When you manage risk, you always have to think of what would happen should something go wrong.

-The Stock Trader, by Tony Oz

Should I buy? Should I sell? Many traders often focus their efforts on identifying buy and sell signals. The research and analysis they do are geared towards reaching the goal of getting that “bottom line” directive to guide their actions. Any successful, experienced trader will tell you that although properly identifying buy/sell signals is important, it’s not the key to being successful. Instead, the way you manage each trade is what will determine your success. Traders who take the bottom line approach tend to believe that the success of their trading activity is dependent on following the right buy/sell signals at the right time. Clearly, it’s important that a trader be able to understand the process of generating signals and to use the methods involved. Realistically though, almost any trader can find a way to generate signals (whether using technical methods already out there, coming up with their own system, or using their platform’s automated signal generation tools).

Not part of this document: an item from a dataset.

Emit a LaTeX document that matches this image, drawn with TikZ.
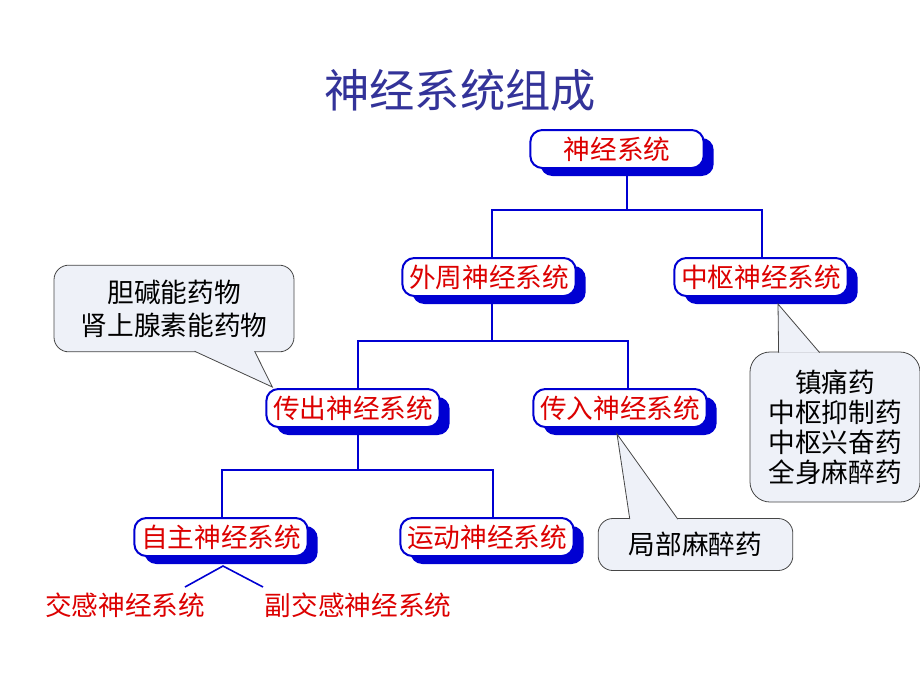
\documentclass[tikz,border=0pt]{standalone}
\usepackage{fontspec}
\setmainfont{Noto Sans CJK SC}
\usetikzlibrary{calc,shadows}
\definecolor{treeblue}{RGB}{0,0,210}
\definecolor{sysred}{RGB}{220,0,0}
\definecolor{titleblue}{RGB}{51,51,153}
\definecolor{notefill}{RGB}{238,241,248}
\definecolor{notegray}{RGB}{70,70,70}
\newcommand{\bubbletip}[3]{
	\fill[notefill] (#1) -- (#2) -- (#3) -- cycle;
	\draw[notegray, line width=0.6pt] (#1) -- (#2) -- (#3);
}
\tikzset{
	sysbox/.style={draw=treeblue, line width=1.5pt, fill=white, rounded corners=9pt,
		minimum width=130pt, minimum height=28.5pt, inner sep=1pt, text=sysred,
		font=\fontsize{20pt}{22pt}\selectfont,
		drop shadow={shadow xshift=7.5pt, shadow yshift=-6pt, fill=treeblue, opacity=1}},
	note/.style={draw=notegray, line width=0.6pt, fill=notefill, rounded corners=11pt,
		align=center, inner sep=1pt},
	link/.style={draw=treeblue, line width=1.5pt},
	leaf/.style={text=sysred, font=\fontsize{20pt}{22pt}\selectfont, inner sep=1pt}
}

\begin{document}
\begin{tikzpicture}[x=0.75pt,y=-0.75pt]
	\useasboundingbox (0,0) rectangle (920,690);
	\node[font=\fontsize{34pt}{36pt}\selectfont, text=titleblue] (title) at (460,90) {神经系统组成};

	% tree
	\node[sysbox] (ns) at (617,149) {神经系统};
	\node[sysbox] (wz) at (489,277) {外周神经系统};
	\node[sysbox] (zs) at (761,277) {中枢神经系统};
	\node[sysbox] (cc) at (353,408) {传出神经系统};
	\node[sysbox] (cr) at (620,408) {传入神经系统};
	\node[sysbox] (zz) at (221,537) {自主神经系统};
	\node[sysbox] (yd) at (487,537) {运动神经系统};
	\node[leaf] (jg) at (125,605) {交感神经系统};
	\node[leaf] (fjg) at (358,605) {副交感神经系统};

	\coordinate (j1) at (627,210);
	\coordinate (j2) at (492,341);
	\coordinate (j3) at (358,470);
	\coordinate (fork) at ($(zz.south)+(2,9)$);
	\coordinate (jgend) at (185,587);
	\coordinate (fjgend) at (263,587);

	\draw[link] (ns.south -| j1) -- (j1);
	\draw[link] ([xshift=2.25pt]wz.north) |- (j1) -| ([xshift=0.75pt]zs.north);
	\draw[link] (wz.south -| j2) -- (j2);
	\draw[link] ([xshift=3.75pt]cc.north) |- (j2) -| ([xshift=6pt]cr.north);
	\draw[link] (cc.south -| j3) -- (j3);
	\draw[link] ([xshift=0.75pt]zz.north) |- (j3) -| ([xshift=4.5pt]yd.north);
	\draw[link, line width=1.2pt] (jgend) -- (fork) -- (fjgend);

	% drug notes
	\node[note, minimum width=180pt, minimum height=65pt,
		font=\fontsize{20pt}{24.75pt}\selectfont] (cholin) at (174,308.5) {胆碱能药物\\肾上腺素能药物};
	\node[note, minimum width=127.5pt, minimum height=112.5pt, rounded corners=15pt,
		font=\fontsize{20pt}{22.5pt}\selectfont] (central) at (835,427) {镇痛药\\中枢抑制药\\中枢兴奋药\\全身麻醉药};
	\node[note, minimum width=146pt, minimum height=39pt,
		font=\fontsize{20pt}{22pt}\selectfont] (local) at (695.5,544.5) {局部麻醉药};

	\bubbletip{$(cholin.south west)+(141,-1)$}{$(cc.north west)+(7,-1)$}{$(cholin.south west)+(201,-1)$}
	\bubbletip{$(central.north west)+(29,1)$}{$(zs.south)+(17,7)$}{$(central.north west)+(70,1)$}
	\bubbletip{$(local.north west)+(32,1)$}{$(cr.south)+(-3,6)$}{$(local.north west)+(80,1)$}
\end{tikzpicture}
\end{document}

Any successful, experienced trader will tell you that your trade doesn’t begin and end with a buy or sell. There’s a trade management process involved. For each trade you make, you’re making a group of decisions. The way you manage and time those decisions is what will determine the success of your trade. Suppose two traders get the same signal at the same time and act on it. One’s trade may result in profits while the other’s results in losses. This could occur because each trader made a combination of additional decisions throughout the process of the trade. These decisions might include scaling in and/or out of the trade, using trailing stop losses, setting profit objectives, waiting, etc. The trader who made the more effective overall combination of decisions will have the better trade results in the end. It’s very important to regard trading as a process, and to understand that a trader’s efforts need to be focused on the activity of trading itself, as opposed to getting a quick bottom line answer. Because there are many aspects involved in making your trades successful, it’s essential that you educate and train yourself in all the different areas. Learn how to develop better trading plans and analysis methods, and then learn how to apply what you’ve developed to the process of a making a trade – from the original impetus to enter or stay out of a trade to the psychology of managing that trade.